Counter to common belief, shorting put is actually less risky than owning stock. Obviously if you short a lot of puts, it might be very risky, just as owning a lot of stocks. The most risky strategy is selling a lot of out-of-money put – sell a lot just to get enough juicy premium.

Though we don't know the detail of the structure, it seems the strike of these put are at the money. So obviously Buffett is no reckless traders selling tons of out-of-money front month put. However, the following situation is quite likely: market goes up thus these put become way out of money, thus making Buffett a lot of "mark-to-model" profits. Now Buffet take those profits and use it in some other places.
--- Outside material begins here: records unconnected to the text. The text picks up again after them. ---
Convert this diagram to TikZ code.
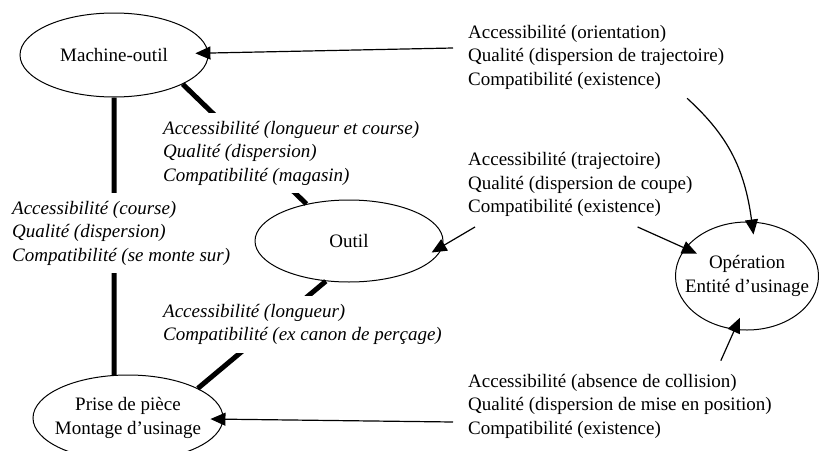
\documentclass[tikz,border=0pt]{standalone}
\usepackage{fontspec}
\setmainfont{Liberation Serif}
\usetikzlibrary{arrows.meta,shapes.geometric,positioning}
\newcommand{\ov}{-13pt}

\begin{document}
\begin{tikzpicture}[x=1pt,y=-1pt,font=\fontsize{19}{23.5}\selectfont,
  ent/.style={ellipse,draw,line width=1pt,inner sep=0pt,align=center},
  crit/.style={align=left,inner sep=0pt,anchor=west},
  lien/.style={align=left,anchor=west,inner xsep=4pt,inner ysep=8pt,fill=white,
    font=\fontsize{19}{23.5}\selectfont\itshape},
  fleche/.style={line width=1.2pt,-{Triangle[length=15pt,width=13pt]},shorten >=\ov},
  barre/.style={line width=5pt}]
\useasboundingbox (0,0) rectangle (819,450);
\node[ent,minimum width=188pt,minimum height=84pt] (machine) at (114,55) {Machine-outil};
\node[ent,minimum width=188pt,minimum height=82pt] (outil) at (349,241) {Outil};
\node[ent,minimum width=143pt,minimum height=108pt,inner xsep=-12pt] (operation) at (747,276)
  {Opération\\Entité d’usinage};
\node[ent,minimum width=190pt,minimum height=86pt,inner xsep=-7pt] (prise) at (128,418)
  {Prise de pièce\\Montage d’usinage};
%
\node[crit] (rtop) at (468,57) {Accessibilité (orientation)\\Qualité (dispersion de trajectoire)\\Compatibilité (existence)};
\node[crit,below=63pt of rtop.south west,anchor=north west] (rmid) {Accessibilité (trajectoire)\\Qualité (dispersion de coupe)\\Compatibilité (existence)};
\node[crit] (rbot) at (468,406) {Accessibilité (absence de collision)\\Qualité (dispersion de mise en position)\\Compatibilité (existence)};
%
\path[fleche]
  ([xshift=-15pt,yshift=9pt]rtop.west)        edge (machine)
  ([xshift=91pt,yshift=-9pt]rtop.south)       edge[bend left=20] (operation.85)
  ([xshift=7pt,yshift=-10pt]rmid.south west)  edge (outil.-3)
  ([xshift=-55pt,yshift=-10pt]rmid.south east) edge (operation)
  ([xshift=-51pt,yshift=13pt]rbot.north east) edge (operation.-103)
  ([xshift=-15pt,yshift=-16pt]rbot.west)      edge (prise)
; %-path-%
\path[barre]
  (machine.south) edge (prise.108)
  (machine.-23)   edge (outil.139)
  (outil.240)     edge (prise.23)
; %-path-%
%
\node[lien] (lab1) at (159,153) {Accessibilité (longueur et course)\\Qualité (dispersion)\\Compatibilité (magasin)};
\node[lien] (lab2) at (8,233) {Accessibilité (course)\\Qualité (dispersion)\\Compatibilité (se monte sur)};
\node[lien] (lab3) at (159,324.5) {Accessibilité (longueur)\\Compatibilité (ex canon de perçage)};
\end{tikzpicture}
\end{document}
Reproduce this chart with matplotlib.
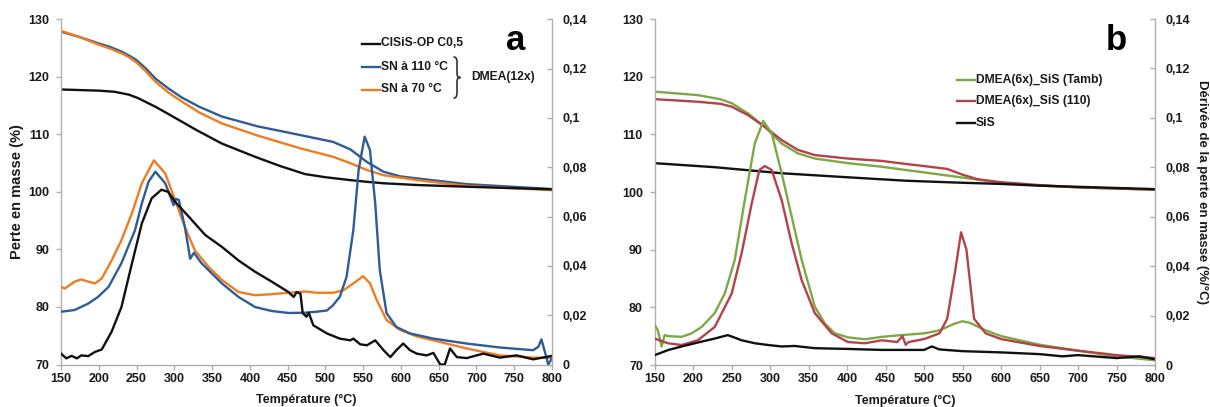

At this point these out-of-money puts would become dangerous time bomb that is barely visible.

Shorting Put

History of Shorting Put is littered with dead bodies with spectacular flameout: Nick Leeson of Barings in 1995 (loss $2 billion shorting Nikkei put to wipe out the 233 years old British bank), Victor Niederhoffer shorting front month put in October 1997 (lose 150 million overnight to wipe out his own fund), both unhedged; and LTCM shorting European index volatility (presumably hedged).

Buffett is in a different league. However, now that we all know about this trade (just as we all know about his short dollar trade), when the next market downturn or crash comes, we all would wonder about how this elephant would be doing in Buffett's book.

Whether this trade is good or bad, one thing is quite high certainty: in 15 to 20 years, both Warren Buffett and Charles Munger (Berkshire Hathaway’s CEO) might be dead when the options expire. So why worry now?